(i’m also gonna ambush my friends about Signal on sunday and coerce them to download it to get rid of the green bubbles)
Would that keep lawyers from just taking the last ip they get for their frivolous law suits? That way I could get a letter for something I actually didn’t download
I mean, you can be sued for anything, but it will get thrown out. Like, I guess the MPAA could offer a movie for download, then try to sue the first hop they upload a chunk to, but that really doesn’t make any sense (because they offered it for download in the first place). Furthermore, the first hop(s) aren’t the people that are using the file, and they can’t even read it. If people could successfully sue nodes, then ISPs and postal services could be sued for anything that passes through their networks.
It’s next to impossible to do this.
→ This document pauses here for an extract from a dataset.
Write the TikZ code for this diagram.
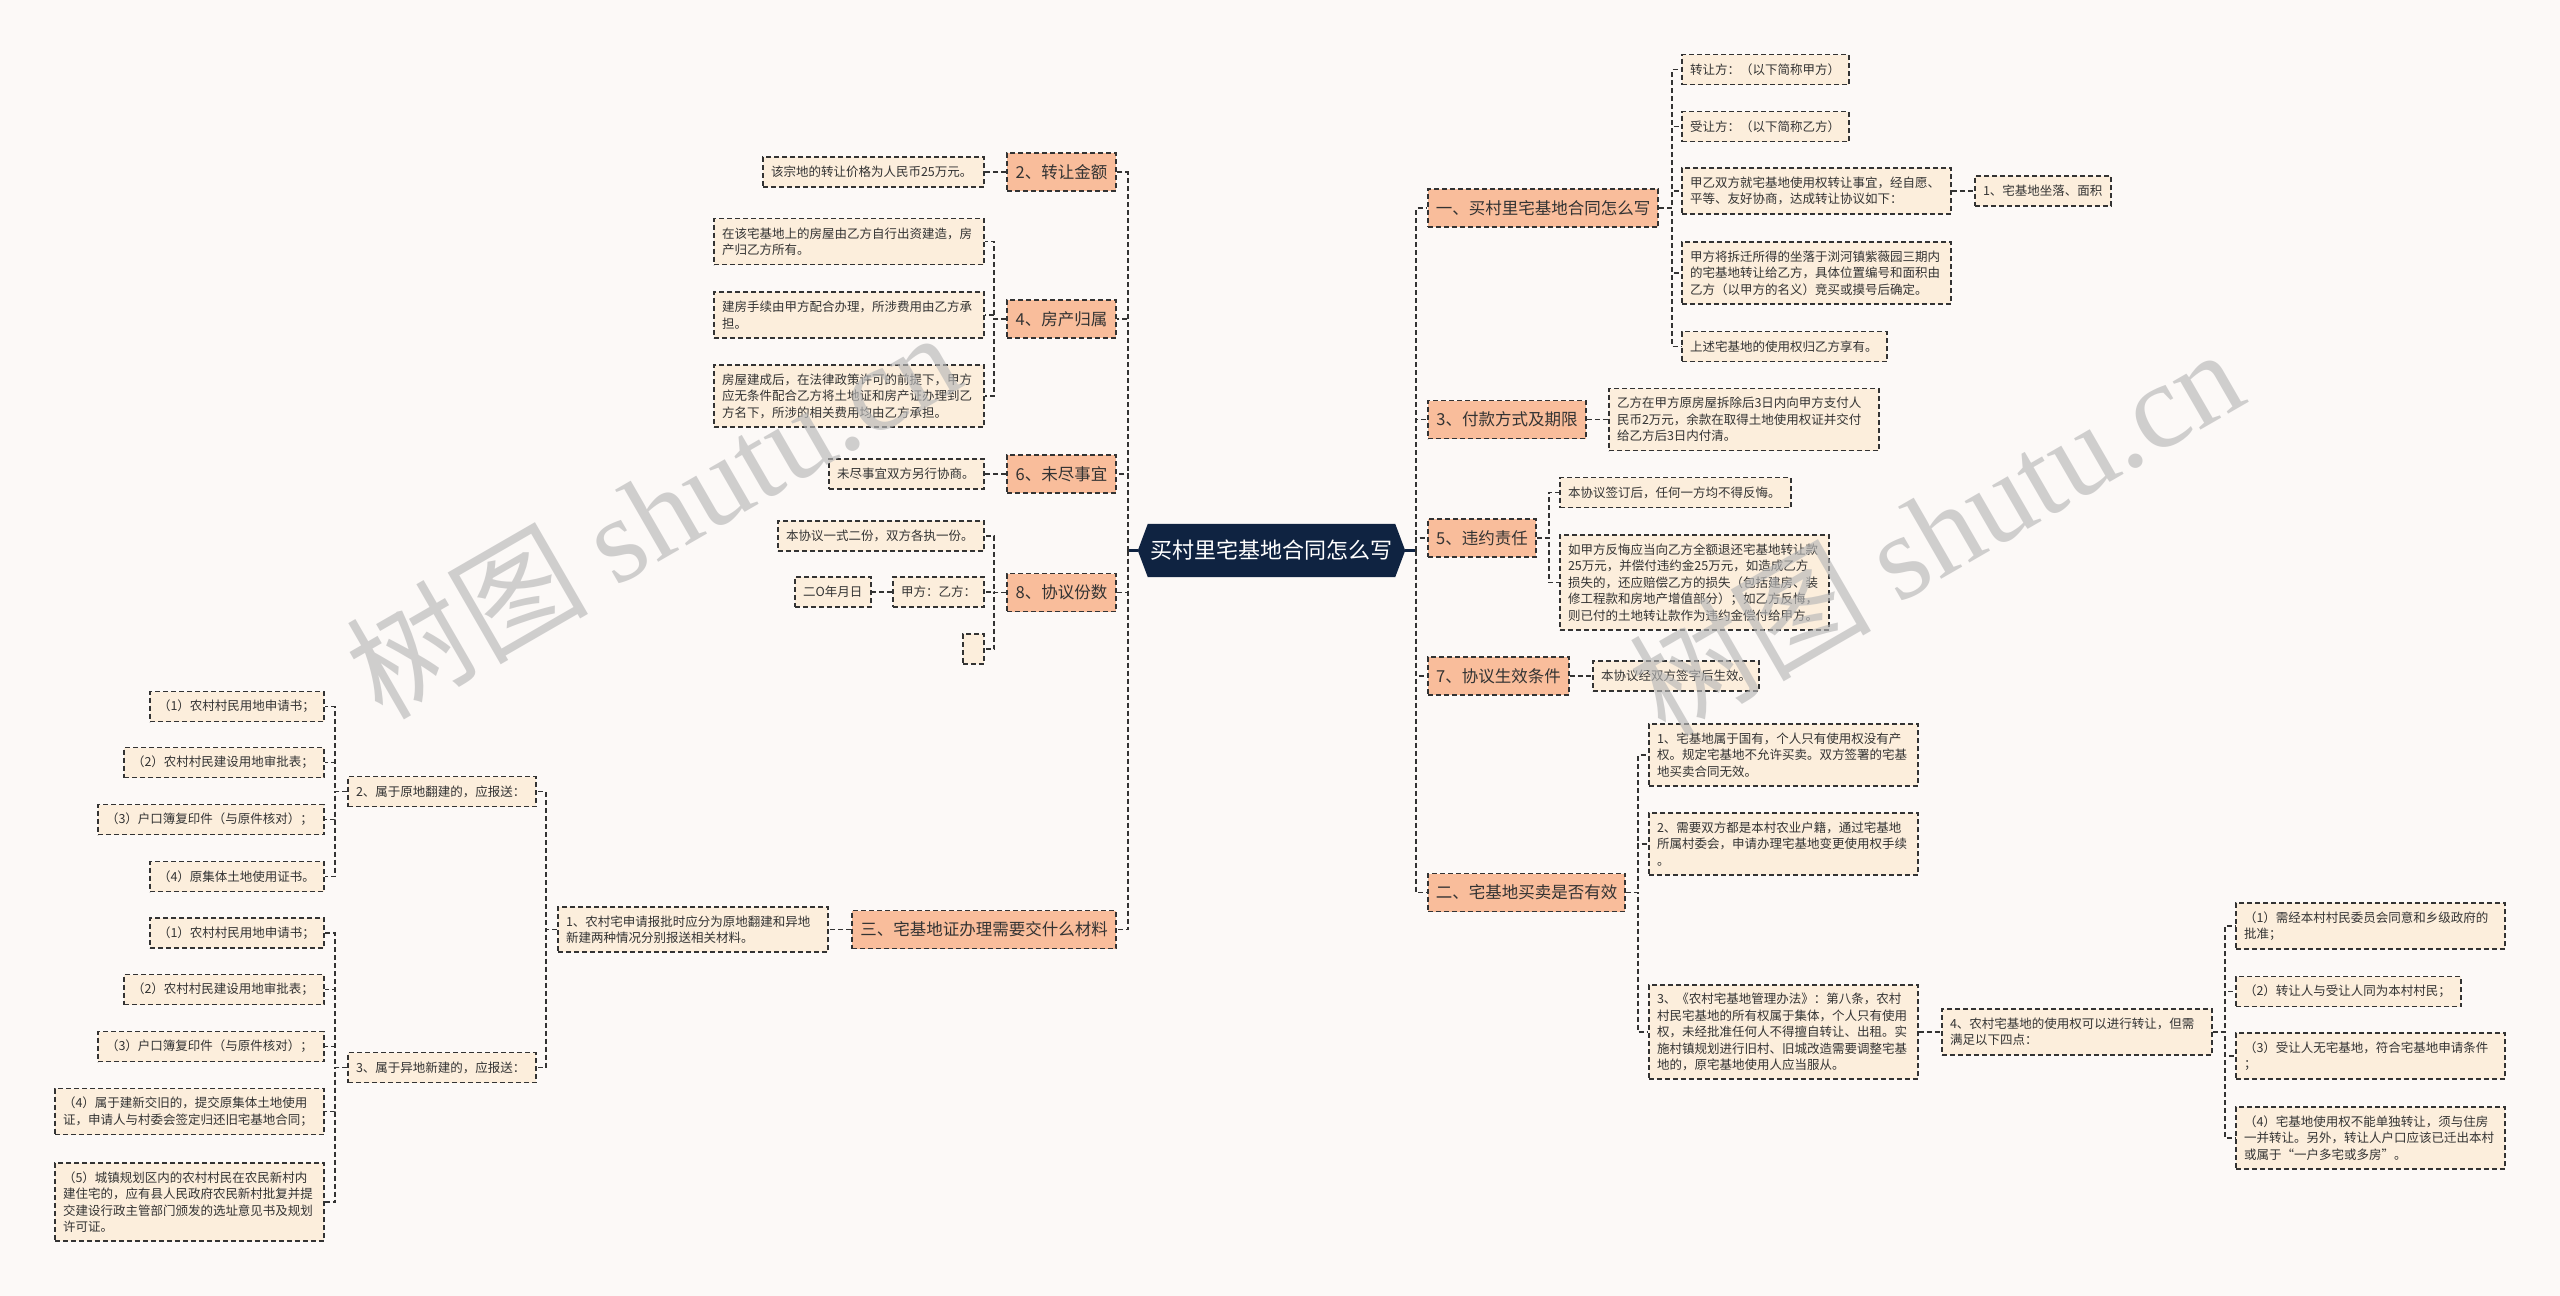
\documentclass[tikz,border=0pt]{standalone}
\usepackage{fontspec}
\setmainfont{Noto Sans CJK SC}
\newfontfamily\wmserif{Liberation Serif}
\usetikzlibrary{backgrounds}
\definecolor{bgc}{HTML}{FCF9F7}
\definecolor{navy}{HTML}{0F2341}
\definecolor{salmon}{HTML}{F9BD9B}
\definecolor{cream}{HTML}{FCEEDC}
\definecolor{ink}{HTML}{333333}
\definecolor{wmc}{HTML}{B8B8B8}
\tikzset{
 conn/.style={draw=ink, line width=1.6pt, dash pattern=on 5pt off 3pt},
 rootline/.style={draw=navy, line width=2.6pt},
 boxbase/.style={rectangle, draw=ink, line width=1.6pt, dash pattern=on 5pt off 3pt, text=ink, inner ysep=0pt},
 lvl/.style={boxbase, fill=salmon, font=\fontsize{16.5}{20}\selectfont, inner xsep=8pt, minimum height=38pt},
 leaf/.style={boxbase, fill=cream, font=\fontsize{12.5}{16.4}\selectfont, inner xsep=8pt, align=left},
 wmark/.style={rotate=30, text=wmc, text opacity=0.65, font=\fontsize{121}{128}\selectfont, inner sep=0pt},
}
\begin{document}
\begin{tikzpicture}[x=1pt,y=-1pt]
\useasboundingbox (0,0) rectangle (2560,1296);
\begin{scope}[on background layer]
\fill[bgc] (0,0) rectangle (2560,1296);
\end{scope}

% root
\node[font=\fontsize{22}{26}\selectfont, text=white, minimum width=267pt, minimum height=53pt, inner sep=0pt] (root) at (1271.5,550.5) {买村里宅基地合同怎么写};
\begin{scope}[on background layer]
\fill[navy] (root.west) -- ([xshift=10pt]root.north west) -- ([xshift=-10pt]root.north east) -- (root.east) -- ([xshift=-10pt]root.south east) -- ([xshift=10pt]root.south west) -- cycle;
\end{scope}

% left level 1
\node[lvl, minimum width=109pt] (L2) at (1061.5,172) {2、转让金额};
\node[lvl, minimum width=109pt] (L4) at (1061.5,319) {4、房产归属};
\node[lvl, minimum width=109pt] (L6) at (1061.5,474) {6、未尽事宜};
\node[lvl, minimum width=109pt] (L8) at (1061.5,592.5) {8、协议份数};
\node[lvl, minimum width=264pt] (L3) at (984,929.5) {三、宅基地证办理需要交什么材料};

% left leaves
\node[leaf, text width=205pt, minimum height=30pt] (a1) at (873.5,172) {该宗地的转让价格为人民币25万元。};
\node[leaf, text width=254pt, minimum height=46pt] (b1) at (849,241.5) {在该宅基地上的房屋由乙方自行出资建造，房\\产归乙方所有。};
\node[leaf, text width=254pt, minimum height=46pt] (b2) at (849,315) {建房手续由甲方配合办理，所涉费用由乙方承\\担。};
\node[leaf, text width=254pt, minimum height=62pt] (b3) at (849,396) {房屋建成后，在法律政策许可的前提下，甲方\\应无条件配合乙方将土地证和房产证办理到乙\\方名下，所涉的相关费用均由乙方承担。};
\node[leaf, text width=139pt, minimum height=30pt] (c1) at (906.5,474) {未尽事宜双方另行协商。};
\node[leaf, text width=190pt, minimum height=30pt] (d1) at (881,536) {本协议一式二份，双方各执一份。};
\node[leaf, text width=75pt, minimum height=30pt] (d2) at (938.5,592) {甲方：乙方：};
\node[leaf, text width=60pt, minimum height=30pt] (d2g) at (833,592) {二O年月日};
\node[leaf, text width=5pt, minimum height=30pt] (d3) at (973.5,649) {};
\node[leaf, text width=254pt, minimum height=45pt] (e1) at (693,929.5) {1、农村宅申请报批时应分为原地翻建和异地\\新建两种情况分别报送相关材料。};
\node[leaf, text width=172pt, minimum height=30pt] (fa) at (442,791.5) {2、属于原地翻建的，应报送：};
\node[leaf, text width=172pt, minimum height=30pt] (ga) at (442,1067.5) {3、属于异地新建的，应报送：};
\node[leaf, text width=158pt, minimum height=30pt] (f1) at (237,706.5) {（1）农村村民用地申请书；};
\node[leaf, text width=184pt, minimum height=30pt] (f2) at (224,762.5) {（2）农村村民建设用地审批表；};
\node[leaf, text width=210pt, minimum height=30pt] (f3) at (211,819.5) {（3）户口簿复印件（与原件核对）；};
\node[leaf, text width=158pt, minimum height=30pt] (f4) at (237,876.5) {（4）原集体土地使用证书。};
\node[leaf, text width=158pt, minimum height=30pt] (g1) at (237,933) {（1）农村村民用地申请书；};
\node[leaf, text width=184pt, minimum height=30pt] (g2) at (224,989.5) {（2）农村村民建设用地审批表；};
\node[leaf, text width=210pt, minimum height=30pt] (g3) at (211,1046.5) {（3）户口簿复印件（与原件核对）；};
\node[leaf, text width=253pt, minimum height=46pt] (g4) at (189.5,1111.5) {（4）属于建新交旧的，提交原集体土地使用\\证，申请人与村委会签定归还旧宅基地合同；};
\node[leaf, text width=253pt, minimum height=78pt] (g5) at (189.5,1202) {（5）城镇规划区内的农村村民在农民新村内\\建住宅的，应有县人民政府农民新村批复并提\\交建设行政主管部门颁发的选址意见书及规划\\许可证。};

% right level 1
\node[lvl, minimum width=230pt] (R1) at (1543,208) {一、买村里宅基地合同怎么写};
\node[lvl, minimum width=158pt] (R3) at (1507,419.5) {3、付款方式及期限};
\node[lvl, minimum width=108pt] (R5) at (1482,538) {5、违约责任};
\node[lvl, minimum width=141pt] (R7) at (1498.5,676) {7、协议生效条件};
\node[lvl, minimum width=197pt] (R2) at (1526.5,892.5) {二、宅基地买卖是否有效};

% right leaves
\node[leaf, text width=151pt, minimum height=30pt] (r1a) at (1765.5,69.5) {转让方：（以下简称甲方）};
\node[leaf, text width=151pt, minimum height=30pt] (r1b) at (1765.5,126.5) {受让方：（以下简称乙方）};
\node[leaf, text width=253pt, minimum height=46pt] (r1c) at (1816.5,191) {甲乙双方就宅基地使用权转让事宜，经自愿、\\平等、友好协商，达成转让协议如下：};
\node[leaf, text width=120pt, minimum height=30pt] (r1c1) at (2043,191) {1、宅基地坐落、面积};
\node[leaf, text width=253pt, minimum height=62pt] (r1d) at (1816.5,273) {甲方将拆迁所得的坐落于浏河镇紫薇园三期内\\的宅基地转让给乙方，具体位置编号和面积由\\乙方（以甲方的名义）竞买或摸号后确定。};
\node[leaf, text width=189pt, minimum height=30pt] (r1e) at (1784.5,346.5) {上述宅基地的使用权归乙方享有。};
\node[leaf, text width=254pt, minimum height=62pt] (r3a) at (1744,419.5) {乙方在甲方原房屋拆除后3日内向甲方支付人\\民币2万元，余款在取得土地使用权证并交付\\给乙方后3日内付清。};
\node[leaf, text width=215pt, minimum height=30pt] (r5a) at (1675.5,492.5) {本协议签订后，任何一方均不得反悔。};
\node[leaf, text width=253pt, minimum height=95pt] (r5b) at (1694.5,582.5) {如甲方反悔应当向乙方全额退还宅基地转让款\\25万元，并偿付违约金25万元，如造成乙方\\损失的，还应赔偿乙方的损失（包括建房、装\\修工程款和房地产增值部分）；如乙方反悔，\\则已付的土地转让款作为违约金偿付给甲方。};
\node[leaf, text width=150pt, minimum height=30pt] (r7a) at (1676,676) {本协议经双方签字后生效。};
\node[leaf, text width=253pt, minimum height=62pt] (r2a) at (1783.5,755) {1、宅基地属于国有，个人只有使用权没有产\\权。规定宅基地不允许买卖。双方签署的宅基\\地买卖合同无效。};
\node[leaf, text width=253pt, minimum height=62pt] (r2b) at (1783.5,844) {2、需要双方都是本村农业户籍，通过宅基地\\所属村委会，申请办理宅基地变更使用权手续\\。};
\node[leaf, text width=253pt, minimum height=94pt] (r2c) at (1783.5,1032) {3、《农村宅基地管理办法》：第八条，农村\\村民宅基地的所有权属于集体，个人只有使用\\权，未经批准任何人不得擅自转让、出租。实\\施村镇规划进行旧村、旧城改造需要调整宅基\\地的，原宅基地使用人应当服从。};
\node[leaf, text width=254pt, minimum height=46pt] (r2c1) at (2077,1032) {4、农村宅基地的使用权可以进行转让，但需\\满足以下四点：};
\node[leaf, text width=253pt, minimum height=46pt] (s1) at (2370.5,926) {（1）需经本村村民委员会同意和乡级政府的\\批准；};
\node[leaf, text width=209pt, minimum height=30pt] (s2) at (2348.5,991.5) {（2）转让人与受让人同为本村村民；};
\node[leaf, text width=253pt, minimum height=46pt] (s3) at (2370.5,1056) {（3）受让人无宅基地，符合宅基地申请条件\\；};
\node[leaf, text width=253pt, minimum height=62pt] (s4) at (2370.5,1138) {（4）宅基地使用权不能单独转让，须与住房\\一并转让。另外，转让人户口应该已迁出本村\\或属于“一户多宅或多房”。};

% connectors: root
\draw[rootline] (root.east) -- ++(11,0) coordinate (rt);
\draw[rootline] (root.west) -- ++(-10,0) coordinate (lt);
\foreach \n in {R1,R3,R5,R7,R2} \draw[conn] (rt) |- (\n.west);
\foreach \n in {L2,L4,L6,L8,L3} \draw[conn] (lt) |- (\n.east);

% right
\foreach \n in {r1a,r1b,r1c,r1d,r1e} \draw[conn] (R1.east) -- ++(13,0) |- (\n.west);
\draw[conn] (r1c.east) -- (r1c1.west);
\draw[conn] (R3.east) -- (r3a.west);
\foreach \n in {r5a,r5b} \draw[conn] (R5.east) -- ++(12,0) |- (\n.west);
\draw[conn] (R7.east) -- (r7a.west);
\foreach \n in {r2a,r2b,r2c} \draw[conn] (R2.east) -- ++(12,0) |- (\n.west);
\draw[conn] (r2c.east) -- (r2c1.west);
\foreach \n in {s1,s2,s3,s4} \draw[conn] (r2c1.east) -- ++(12,0) |- (\n.west);

% left
\draw[conn] (L2.west) -- (a1.east);
\foreach \n in {b1,b2,b3} \draw[conn] (L4.west) -- ++(-12,0) |- (\n.east);
\draw[conn] (L6.west) -- (c1.east);
\foreach \n in {d1,d2,d3} \draw[conn] (L8.west) -- ++(-12,0) |- (\n.east);
\draw[conn] (d2.west) -- (d2g.east);
\draw[conn] (L3.west) -- (e1.east);
\foreach \n in {fa,ga} \draw[conn] (e1.west) -- ++(-11,0) |- (\n.east);
\foreach \n in {f1,f2,f3,f4} \draw[conn] (fa.west) -- ++(-12,0) |- (\n.east);
\foreach \n in {g1,g2,g3,g4,g5} \draw[conn] (ga.west) -- ++(-12,0) |- (\n.east);

% watermarks
\node[wmark] (wm1) at (652,513) {树图 {\wmserif shutu.cn}};
\node[wmark] (wm2) at (1935,530) {树图 {\wmserif shutu.cn}};
\end{tikzpicture}
\end{document}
I think if you read up on the topic you’ll have a better understanding; I’d like to explain more but it’s difficult to do so without knowing your level of expertise, etc.
The TL;DR is that nodes on i2p have no clue which nodes line up with which IP addresses. It’s true that from outside the overly you can see it’s i2p traffic, but you’d need to defeat so many layers of encryption that it’s close to impossible.
You will still always know where the packet last came from, otherwise it could not be routed to you. As I live in germany I have to deal with the threat of lawyers sending letters when they ‘caught you’ torrenting. So if anyone uses this in germany without a vpn and happens to be the last one in the chain they will use it just like they use their current system to claim you pirated stuff because you were uploading stuff through torrents.
If they can’t follow the chain how do they know that you got something illegal? As I understand it the ISP would just see that you got an encrypted Paket from some random IP. Am I mistaking?